My sister came down. We survived our wandering around Muncie.
We went to the Farmer's Market at Minnetrista. There were maybe a dozen vendors, a crowd of under fifty people. The vendors were all locals. I saw peaches as big as a softball, She bought nothing; I got a pork shoulder. That I will fix tomorrow.
From there we went downtown. I had called CC before sister's arrival, she said to call her back and then did not answer her phone. That annoyed me. Downtown, I led sister to the toy sore. We bought presents for her grandson, my great-nephew. Then it was to Walmart for more groceries, and a crock pot.
She dropped me off around 2:30. Then I got back to work.
I got out the first newsletter for this blog.
Then turned to my email. Here are the pickings:
- The Most Banned Books in the U.S. Are Not New Books: Book Censorship News, July 7, 2023 - I do not see the sense of censorship, it draws more attention than it stops whatever evil censors want to keep from us, it presupposes we do not have the sense to understand the rightness or wrongness of literature, it is self-defeating. More importantly to me: it proves the cowardice of the censors.
- How Re-releasing Classic Movies Fits Into The Current Remake Frenzy - I remember when movies were always being re-released. I think I saw Gone With the Wind on its last outing in theaters; the remakes seem all too half-baked rip-offs of better movies. I wish they would remake movies that either the tech or the culture was ready for them, but have solid story lines.
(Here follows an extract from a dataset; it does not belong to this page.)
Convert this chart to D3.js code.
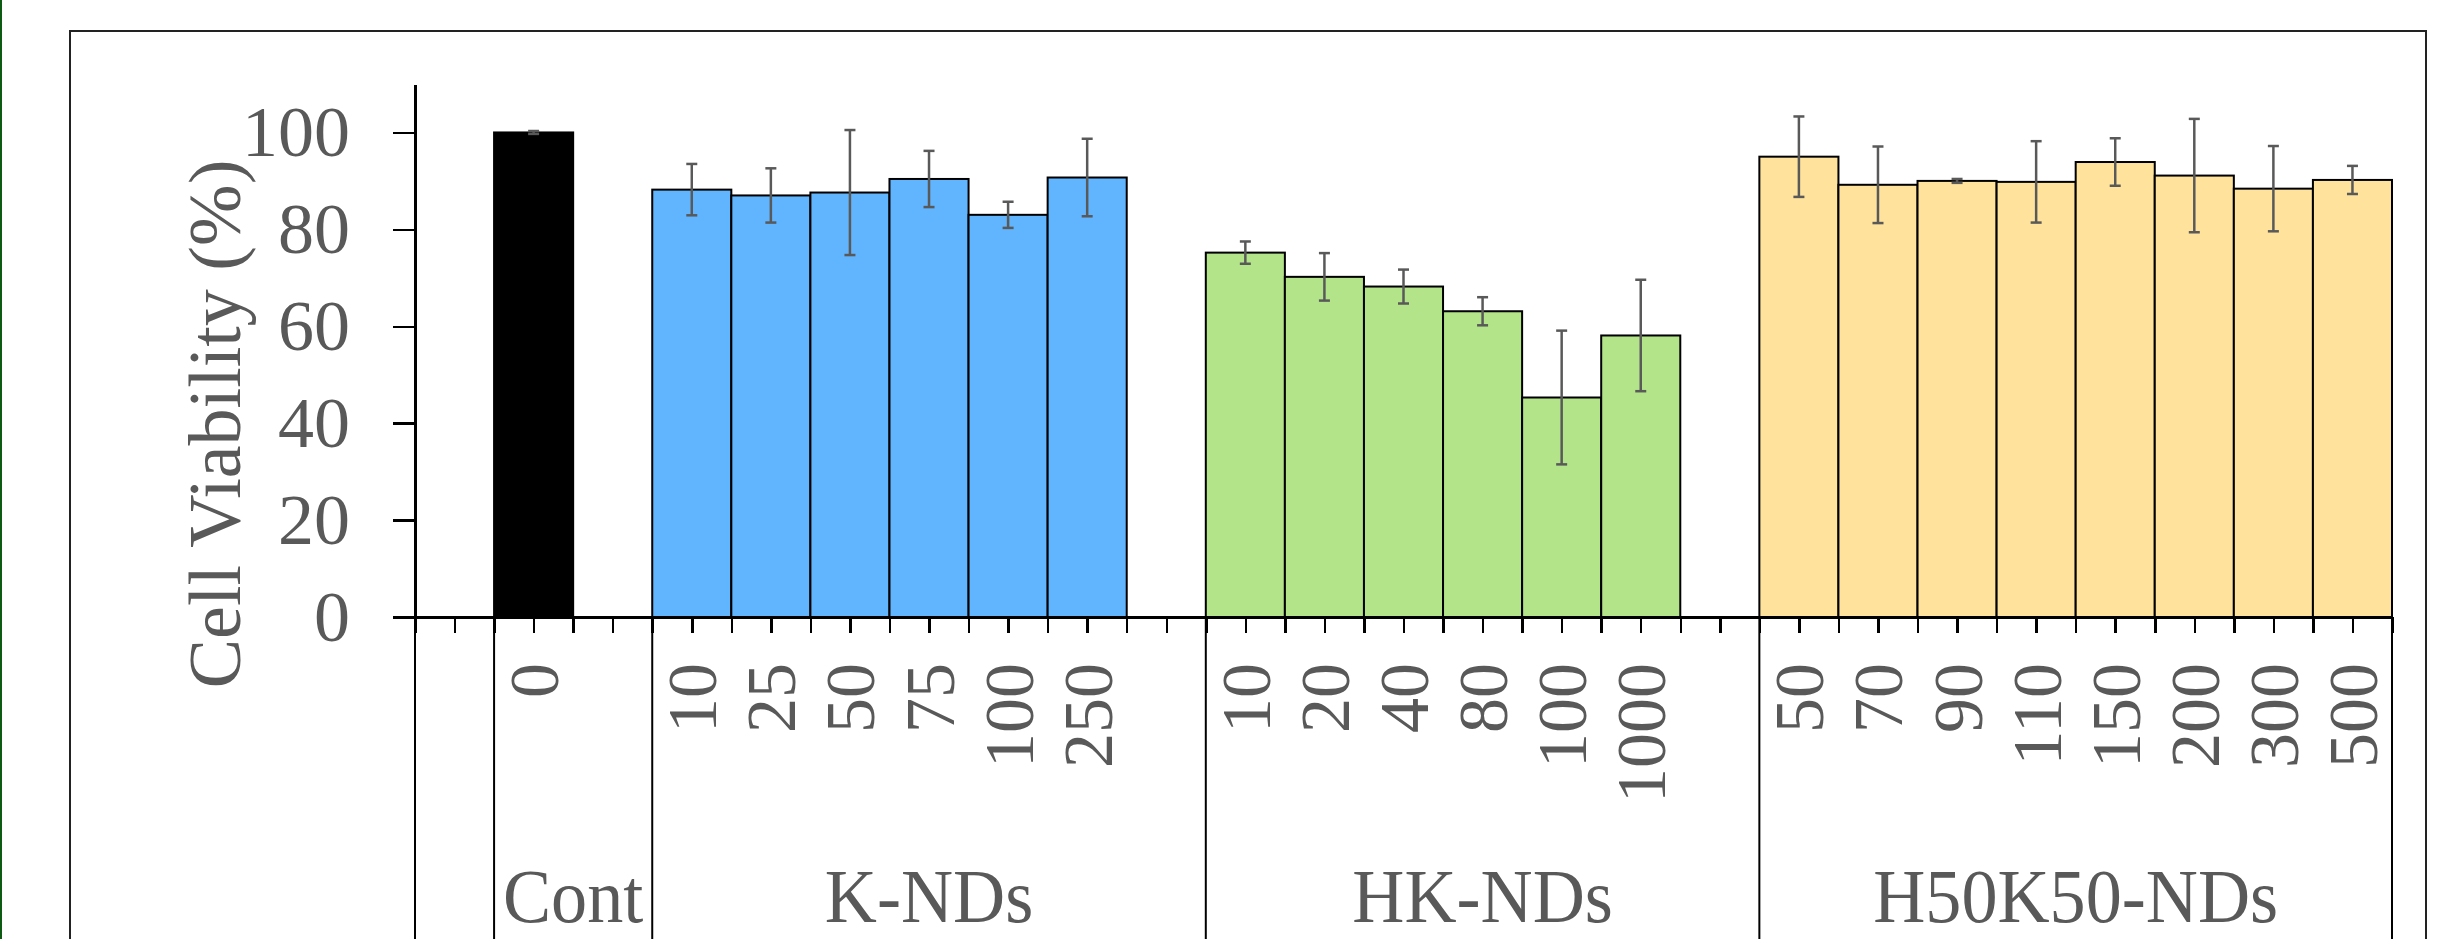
<!DOCTYPE html>
<html>
<head>
<meta charset="utf-8">
<title>Cell viability</title>
<script src="https://d3js.org/d3.v7.min.js"></script>
<style>
 body { margin: 0; background: #fff; }
 svg { display: block; }
 text { font-family: "Liberation Serif", "Times New Roman", serif; fill: #595959; }
 .axis path, .axis line { stroke: #000; stroke-width: 2.5; shape-rendering: crispEdges; }
</style>
</head>
<body>
<div id="chart"></div>
<script>
// data (mean, sd) per dose group
var groupNames = ["Cont", "K-NDs", "HK-NDs", "H50K50-NDs"];
var barColors = ["#000000", "#61b4fe", "#b3e48a", "#ffe29c"];

var contDose = ["0"];
var contMean = [100];
var contSd = [0.3];

var kDose = ["10", "25", "50", "75", "100", "250"];
var kMean = [88.2, 87.0, 87.6, 90.4, 83.0, 90.7];
var kSd = [5.3, 5.6, 12.9, 5.8, 2.7, 8.0];

var hkDose = ["10", "20", "40", "80", "100", "1000"];
var hkMean = [75.2, 70.2, 68.2, 63.1, 45.3, 58.1];
var hkSd = [2.3, 4.9, 3.5, 2.9, 13.8, 11.5];

var hDose = ["50", "70", "90", "110", "150", "200", "300", "500"];
var hMean = [95.0, 89.2, 90.0, 89.8, 93.9, 91.1, 88.4, 90.2];
var hSd = [8.3, 7.9, 0.4, 8.4, 4.9, 11.7, 8.8, 2.9];

var yTicks = [0, 20, 40, 60, 80, 100];

var width = 2438, height = 939;
var x0 = 415, x1 = 2392, yZero = 617, yTop = 84;

var doses = [contDose, kDose, hkDose, hDose];
var means = [contMean, kMean, hkMean, hMean];
var sds = [contSd, kSd, hkSd, hSd];

// slots: leading spacer, then each group's bars followed by a spacer
var slots = ["pad0"];
var bars = [];
var groupStart = [];
groupNames.forEach(function(g, gi) {
  groupStart.push(slots.length);
  doses[gi].forEach(function(d, i) {
    var id = g + "|" + d;
    slots.push(id);
    bars.push({id: id, group: gi, dose: d, mean: means[gi][i], sd: sds[gi][i]});
  });
  if (gi < groupNames.length - 1) slots.push("pad" + (gi + 1));
});

var xScale = d3.scaleBand().domain(slots).range([x0, x1]).padding(0);
var xLin = d3.scaleLinear().domain([0, slots.length]).range([x0, x1]);
var yScale = d3.scaleLinear().domain([0, 110]).range([yZero, yTop]);
var bw = xScale.bandwidth();

var svg = d3.select("#chart").append("svg")
  .attr("width", width)
  .attr("height", height);

// left edge line and outer frame
svg.append("rect").attr("x", 0).attr("y", 0).attr("width", 2).attr("height", height).attr("fill", "#0d5a12");
svg.append("rect")
  .attr("x", 70).attr("y", 31).attr("width", 2356).attr("height", 1000)
  .attr("fill", "none").attr("stroke", "#222").attr("stroke-width", 2);

// bars
svg.selectAll(".bar")
  .data(bars)
  .enter().append("rect")
  .attr("class", "bar")
  .attr("x", function(d) { return xScale(d.id); })
  .attr("y", function(d) { return yScale(d.mean); })
  .attr("width", bw)
  .attr("height", function(d) { return yZero - yScale(d.mean); })
  .attr("fill", function(d) { return barColors[d.group]; })
  .attr("stroke", "#000")
  .attr("stroke-width", 2);

// error bars
var err = svg.selectAll(".err")
  .data(bars)
  .enter().append("g")
  .attr("class", "err")
  .attr("stroke", "#595959")
  .attr("stroke-width", 2.5);
err.append("line")
  .attr("x1", function(d) { return xScale(d.id) + bw / 2; })
  .attr("x2", function(d) { return xScale(d.id) + bw / 2; })
  .attr("y1", function(d) { return yScale(d.mean + d.sd); })
  .attr("y2", function(d) { return yScale(d.mean - d.sd); });
[1, -1].forEach(function(s) {
  err.append("line")
    .attr("x1", function(d) { return xScale(d.id) + bw / 2 - 5.5; })
    .attr("x2", function(d) { return xScale(d.id) + bw / 2 + 5.5; })
    .attr("y1", function(d) { return yScale(d.mean + s * d.sd); })
    .attr("y2", function(d) { return yScale(d.mean + s * d.sd); });
});

// y axis
var yAxis = svg.append("g")
  .attr("class", "axis")
  .attr("transform", "translate(" + x0 + ",0)")
  .call(d3.axisLeft(yScale).tickValues(yTicks).tickSize(22).tickSizeOuter(0).tickPadding(43));
yAxis.selectAll("text")
  .style("font-size", "72px")
  .attr("fill", "#595959")
  .style("font-family", "'Liberation Serif', 'Times New Roman', serif");

svg.append("text")
  .attr("transform", "translate(240,424) rotate(-90)")
  .attr("text-anchor", "middle")
  .style("font-size", "74px")
  .text("Cell Viability (%)");

// x axis: ticks every half slot
var xAxis = svg.append("g")
  .attr("class", "axis")
  .attr("transform", "translate(0," + yZero + ")")
  .call(d3.axisBottom(xLin).tickValues(d3.range(0, slots.length + 0.01, 0.5)).tickSize(16).tickSizeOuter(0).tickFormat(""));

// table separators below the axis
var sepIdx = [0].concat(groupStart).concat([slots.length]);
svg.selectAll(".sep")
  .data(sepIdx)
  .enter().append("line")
  .attr("class", "sep")
  .attr("x1", function(d) { return xLin(d); })
  .attr("x2", function(d) { return xLin(d); })
  .attr("y1", yZero)
  .attr("y2", height)
  .attr("stroke", "#000")
  .attr("stroke-width", 2);

// dose labels
svg.selectAll(".dose")
  .data(bars)
  .enter().append("text")
  .attr("class", "dose")
  .attr("transform", function(d) { return "translate(" + (xScale(d.id) + bw / 2) + ",663) rotate(-90)"; })
  .attr("text-anchor", "end")
  .attr("dy", "0.35em")
  .style("font-size", "70px")
  .text(function(d) { return d.dose; });

// group labels
svg.selectAll(".grp")
  .data(groupNames)
  .enter().append("text")
  .attr("class", "grp")
  .attr("transform", function(d, i) {
    var a = xLin(groupStart[i]);
    var b = i < groupNames.length - 1 ? xLin(groupStart[i + 1]) : xLin(slots.length);
    return "translate(" + ((a + b) / 2) + ",922) scale(0.95,1)";
  })
  .attr("text-anchor", "middle")
  .style("font-size", "76px")
  .text(function(d) { return d; });
</script>
</body>
</html>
- Robert Gerwarth's review of Rachel Chrastil's Bismarck’s War: The Franco-Prussian War and the Making of Modern Europe, Auf Wiedersehen, Napoleon.
- What is Borderline Personality Disorder? Well, some of that is recognizable from my past, but I must say my moods are much better, and I feel no need for recklessness.
Thank you for sending "The Sloe Gin Effect" to The Lakeshore Review. We appreciate the opportunity to review your submission. We have decided against including your work within this issue, although we welcome your interest for future issues. Visit us at https://www.lakeshoreliterary.
com/review for additional information about our reading windows and publication cadence.Sincerely,
Co-Editor
The Lakeshore Review
I finally heard a Babe Ruth song - The Mexican - and kind of impressed, for all they sound like their time, the early - mid-Seventies.
Etta James does Prince:
Wow.
I do not want to work on my pretrial detention journal. I have read the first page of the next entry and I am rolling my eyes. Too tired to put up my earlier self's pedantic ways. I do have drafts far more recent that can be knocked off tonight.
It is 5:42 pm, and I really have no business feeling this kind of fatigue.
Taking a break from this post.
It is nice to know Sheila Kennedy still lives. She has a blog here. My recollection is she was a Republican; my reading says there has been a change in affiliation. She is writing about politics and law, both Indiana and nationally. No fire breathing diatribes, just good common-sense.
I did a fuller post on The Master, Margarita, and I: Paul Goldberg on the Third Rail of the Russian Classic by Paul Goldberg that I am scheduling for July 28.
I started reading Jane Smiley's How the Essay and the Novel Inform and Influence Each Other, thinking only to note it here. Instead, I have a short post scheduled for July 29.
While writing a fuller post on Is Multiculturalism an Oxymoron? On Martin Puchner’s “Culture” by Robert N. Watson, published by the Los Angeles Review of Books, I perked up enough to some skimming of philosophical articles: William James, A Pluralistic Universe. A New Philosophical Reading (review), and INTRODUCTION TO WILLIAM JAMES. Just for kicks, I read On Reading Hume’s History of Liberty. I have scheduled that post for July 29.
I am leaving here now, I plan on reading about David Hume for a few more minutes.